The Glenshane Pass (from Irish Gleann Seáin 'Shane's valley') is a major mountain pass cutting through the Sperrin Mountains in County Londonderry, Northern Ireland. It is in the townland of Glenshane Pass on the main Derry to Belfast route, the A6.

A large wildfire broke out in Glenshane Pass in late June 2018, burning more than 600 acres of dry gorse in the pass by 27 June.

==Features==
It is a Special Area of Conservation. Carn/Glenshane Pass is a large area of intact blanket bog, characterised by undulating topography and including a large, well-developed hummock and pool system within a thick mantle of blanket peat.

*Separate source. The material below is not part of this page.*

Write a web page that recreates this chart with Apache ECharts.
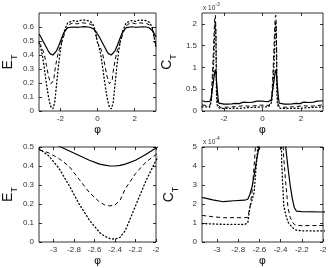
<!DOCTYPE html>
<html><head><meta charset="utf-8">
<script src="https://cdn.jsdelivr.net/npm/echarts@6/dist/echarts.min.js"></script>
<style>html,body{margin:0;padding:0;background:#fff}#c{width:332px;height:268px}</style>
</head><body><div id="c"></div>
<script>
// ---- E_T data (phi in rad) ----
const phiE = [-3.14,-3.05,-2.95,-2.85,-2.75,-2.65,-2.55,-2.50,-2.45,-2.40,-2.35,-2.30,-2.20,-2.10,-2.00,-1.90,-1.80,-1.70,-1.60,-1.50,-1.30,-1.10,-0.90,-0.70,-0.50,-0.35,-0.20,-0.10,
  0.00,0.09,0.19,0.29,0.39,0.49,0.59,0.64,0.69,0.74,0.79,0.84,0.94,1.04,1.14,1.24,1.34,1.44,1.54,1.64,1.84,2.04,2.24,2.44,2.64,2.79,2.94,3.04,3.14];
const eSolid = [.55,.53,.505,.48,.455,.43,.41,.405,.40,.40,.403,.41,.43,.46,.495,.53,.56,.58,.595,.60,.60,.598,.60,.602,.60,.595,.585,.57,
  .55,.53,.505,.48,.455,.43,.41,.405,.40,.40,.403,.41,.43,.46,.495,.53,.56,.58,.595,.60,.602,.598,.60,.601,.60,.593,.575,.555,.53];
const eDashed = [.485,.47,.44,.40,.33,.26,.21,.195,.19,.195,.22,.28,.36,.42,.46,.50,.54,.58,.605,.62,.628,.622,.632,.628,.625,.618,.60,.55,
  .485,.47,.44,.40,.33,.26,.21,.195,.19,.195,.22,.28,.36,.42,.46,.50,.54,.58,.605,.62,.63,.623,.63,.627,.624,.615,.59,.53,.46];
const eDotted = [.49,.455,.39,.30,.20,.115,.05,.03,.018,.015,.025,.06,.19,.32,.43,.51,.565,.60,.63,.64,.645,.64,.648,.65,.645,.635,.61,.56,
  .49,.455,.39,.30,.20,.115,.05,.03,.018,.015,.025,.06,.19,.32,.43,.51,.565,.60,.63,.64,.646,.64,.65,.648,.645,.632,.60,.53,.45];

// ---- C_T data (values in units of 1e-4) ----
const phiC = [-3.14,-3.04,-2.94,-2.84,-2.74,-2.71,-2.69,-2.67,-2.65,-2.63,-2.60,-2.57,-2.54,-2.51,-2.48,-2.45,-2.42,-2.39,-2.37,-2.35,-2.33,-2.31,-2.29,-2.27,-2.25,-2.20,-2.00,-1.80,-1.60,-1.40,-1.30,-1.20,-1.10,-1.00,-0.90,-0.70,-0.50,-0.30,-0.10,
  0.00,0.10,0.20,0.30,0.40,0.43,0.45,0.47,0.49,0.51,0.54,0.57,0.60,0.63,0.66,0.69,0.72,0.75,0.77,0.79,0.81,0.83,0.85,0.87,0.89,0.94,1.14,1.34,1.54,1.74,1.84,1.94,2.04,2.14,2.24,2.44,2.64,2.84,3.04,3.14];
const cSolid = [2.35,2.22,2.12,2.17,2.20,2.25,2.50,2.90,3.50,4.20,5.10,6.00,7.00,8.00,9.00,9.50,8.80,7.00,6.00,4.90,3.90,3.00,2.30,1.80,1.62,1.60,1.58,1.60,1.65,1.75,2.00,1.70,1.80,2.05,1.90,1.95,2.05,2.25,2.30,
  2.35,2.22,2.12,2.17,2.20,2.25,2.50,2.90,3.50,4.20,5.10,6.00,7.00,8.00,9.00,9.50,8.80,7.00,6.00,4.90,3.90,3.00,2.30,1.80,1.62,1.60,1.58,1.60,1.65,1.75,2.00,1.70,1.80,2.05,1.90,1.95,2.05,2.25,2.30,2.40];
const cDashed = [1.40,1.33,1.28,1.28,1.28,1.30,1.80,2.60,4.00,5.60,8.50,11.5,15.0,18.5,21.5,22.0,19.0,6.5,4.4,3.0,1.8,1.3,1.05,0.92,0.88,0.86,0.87,0.90,0.95,1.00,0.80,1.10,0.90,1.20,1.05,1.10,1.15,1.25,1.35,
  1.40,1.33,1.28,1.28,1.28,1.30,1.80,2.60,4.00,5.60,8.50,11.5,15.0,18.5,21.5,22.0,19.0,6.5,4.4,3.0,1.8,1.3,1.05,0.92,0.88,0.86,0.87,0.90,0.95,1.00,0.80,1.10,0.90,1.20,1.05,1.10,1.15,1.25,1.35,1.45];
const cDotted = [0.97,0.95,0.93,0.93,0.92,1.00,1.80,2.20,2.60,4.00,6.00,8.50,11.0,14.5,18.5,20.5,17.0,4.2,1.9,1.4,1.05,0.90,0.77,0.68,0.62,0.59,0.58,0.60,0.62,0.65,0.90,0.60,0.75,0.70,0.80,0.78,0.82,0.88,0.93,
  0.97,0.95,0.93,0.93,0.92,1.00,1.80,2.20,2.60,4.00,6.00,8.50,11.0,14.5,18.5,20.5,17.0,4.2,1.9,1.4,1.05,0.90,0.77,0.68,0.62,0.59,0.58,0.60,0.62,0.65,0.90,0.60,0.75,0.70,0.80,0.78,0.82,0.88,0.93,1.00];

// ---- ticks ----
const xTicksFull = [-2, 0, 2];
const xTicksZoom = [-3, -2.8, -2.6, -2.4, -2.2, -2];
const yTicksE = [0, 0.1, 0.2, 0.3, 0.4, 0.5, 0.6];
const yTicksEZoom = [0, 0.1, 0.2, 0.3, 0.4, 0.5];
const yTicksC = [0, 5, 10, 15, 20];
const yLabelsC = ['0', '0.5', '1', '1.5', '2'];
const yTicksCZoom = [0, 1, 2, 3, 4, 5];

const zip = (xs, ys) => xs.map((x, i) => [x, ys[i]]);
const FONT = 'Liberation Sans, Arial, sans-serif';
const fmtNum = v => String(Math.round(v * 10) / 10);

const panels = [
  {left: 32, top: 13, width: 124, height: 98, xmin: -Math.PI, xmax: Math.PI, ymin: 0, ymax: 0.7, xt: xTicksFull, yt: yTicksE, yfmt: fmtNum, name: 'E', xs: phiE, S: eSolid, D: eDashed, P: eDotted, gap: 20},
  {left: 202, top: 13, width: 121, height: 98, xmin: -Math.PI, xmax: Math.PI, ymin: 0, ymax: 22.5, xt: xTicksFull, yt: yTicksC, yfmt: v => yLabelsC[yTicksC.indexOf(v)], name: 'C', xs: phiC, S: cSolid, D: cDashed, P: cDotted, gap: 24},
  {left: 32, top: 147, width: 124, height: 98, xmin: -Math.PI, xmax: -2, ymin: 0, ymax: 0.5, xt: xTicksZoom, yt: yTicksEZoom, yfmt: fmtNum, name: 'E', xs: phiE, S: eSolid, D: eDashed, P: eDotted, gap: 20},
  {left: 202, top: 147, width: 121, height: 98, xmin: -Math.PI, xmax: -2, ymin: 0, ymax: 5, xt: xTicksZoom, yt: yTicksCZoom, yfmt: v => String(v), name: 'C', xs: phiC, S: cSolid, D: cDashed, P: cDotted, gap: 22}
];

const grid = [], xAxis = [], yAxis = [], series = [];
panels.forEach((p, i) => {
  grid.push({left: p.left, top: p.top, width: p.width, height: p.height, show: true, borderColor: '#000', borderWidth: 0.8, backgroundColor: '#fff', containLabel: false});
  const tick = vals => ({show: true, inside: true, length: 3, customValues: vals, lineStyle: {color: '#000', width: 0.8}});
  const line = {show: false, onZero: false};
  xAxis.push({type: 'value', gridIndex: i, min: p.xmin, max: p.xmax, position: 'bottom',
    axisLine: line, splitLine: {show: false}, axisTick: tick(p.xt),
    axisLabel: {show: true, customValues: p.xt, formatter: fmtNum, fontSize: 8, color: '#333', fontFamily: FONT, margin: 4},
    name: 'φ', nameLocation: 'middle', nameGap: 14, nameTextStyle: {fontSize: 11, color: '#111', fontFamily: 'DejaVu Sans'}});
  xAxis.push({type: 'value', gridIndex: i, min: p.xmin, max: p.xmax, position: 'top',
    axisLine: line, splitLine: {show: false}, axisTick: tick(p.xt), axisLabel: {show: false}});
  yAxis.push({type: 'value', gridIndex: i, min: p.ymin, max: p.ymax, position: 'left',
    axisLine: line, splitLine: {show: false}, axisTick: tick(p.yt),
    axisLabel: {show: true, customValues: p.yt, formatter: p.yfmt, fontSize: 8, color: '#333', fontFamily: FONT, margin: 5},
    name: '{a|' + p.name + '}{b|T}', nameLocation: 'middle', nameGap: p.gap, nameRotate: 90,
    nameTextStyle: {rich: {a: {fontSize: 14, color: '#111', fontFamily: FONT, verticalAlign: 'top', padding: [0, 0, 4, 0]}, b: {fontSize: 9, color: '#111', fontFamily: FONT, verticalAlign: 'bottom'}}}});
  yAxis.push({type: 'value', gridIndex: i, min: p.ymin, max: p.ymax, position: 'right',
    axisLine: line, splitLine: {show: false}, axisTick: tick(p.yt), axisLabel: {show: false}});
  const base = {type: 'line', xAxisIndex: 2 * i, yAxisIndex: 2 * i, showSymbol: false, symbol: 'none', clip: true, animation: false, silent: true};
  series.push(Object.assign({}, base, {data: zip(p.xs, p.S), lineStyle: {color: '#000', width: 1.2, type: 'solid'}}));
  series.push(Object.assign({}, base, {data: zip(p.xs, p.D), lineStyle: {color: '#000', width: 1, type: [4, 3]}}));
  series.push(Object.assign({}, base, {data: zip(p.xs, p.P), lineStyle: {color: '#000', width: 1.3, type: [1, 2.6], cap: 'round'}}));
});

const expText = (left, top, e) => ({type: 'text', left: left, top: top, silent: true,
  style: {text: '{t|x 10}{p|' + e + '}', rich: {t: {fontSize: 6.5, fill: '#333', fontFamily: FONT, verticalAlign: 'bottom', padding: [3, 0, 0, 0]}, p: {fontSize: 5, fill: '#333', fontFamily: FONT, verticalAlign: 'top'}}}});

const chart = echarts.init(document.getElementById('c'), null, {renderer: 'canvas'});
chart.setOption({
  animation: false,
  backgroundColor: '#fff',
  grid, xAxis, yAxis, series,
  graphic: [expText(203, 2, '-3'), expText(203, 136, '-4')]
});
</script></body></html>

It is also classed as an Area of Special Scientific Interest. The Ponderosa is the second highest public house on the island of Ireland, situated 288 m above sea level.

==History==
The Glenshane Pass derives its name from the townland of Glenshane. It is named after Shane Crossagh O'Mullan a notorious rapparee, or highwayman, who roamed the highways of County Londonderry and County Tyrone in the late seventeenth and early eighteenth century.

===The Troubles===
- On 24 June 1972, three British Army soldiers were killed by a landmine explosion on the Glenshane Pass. Their Land Rover was destroyed by two IEDs consisting of 120 lbs of explosive packed in milk churns.
- On 17 March 1978, a British Army soldier was shot dead in a gun battle with IRA gunmen near the Glenshane Pass. Some reports said he was involved in a covert observation post when he spotted two suspected gunmen. He stood up to challenge the men and was fatally wounded, but he shot back wounding one man.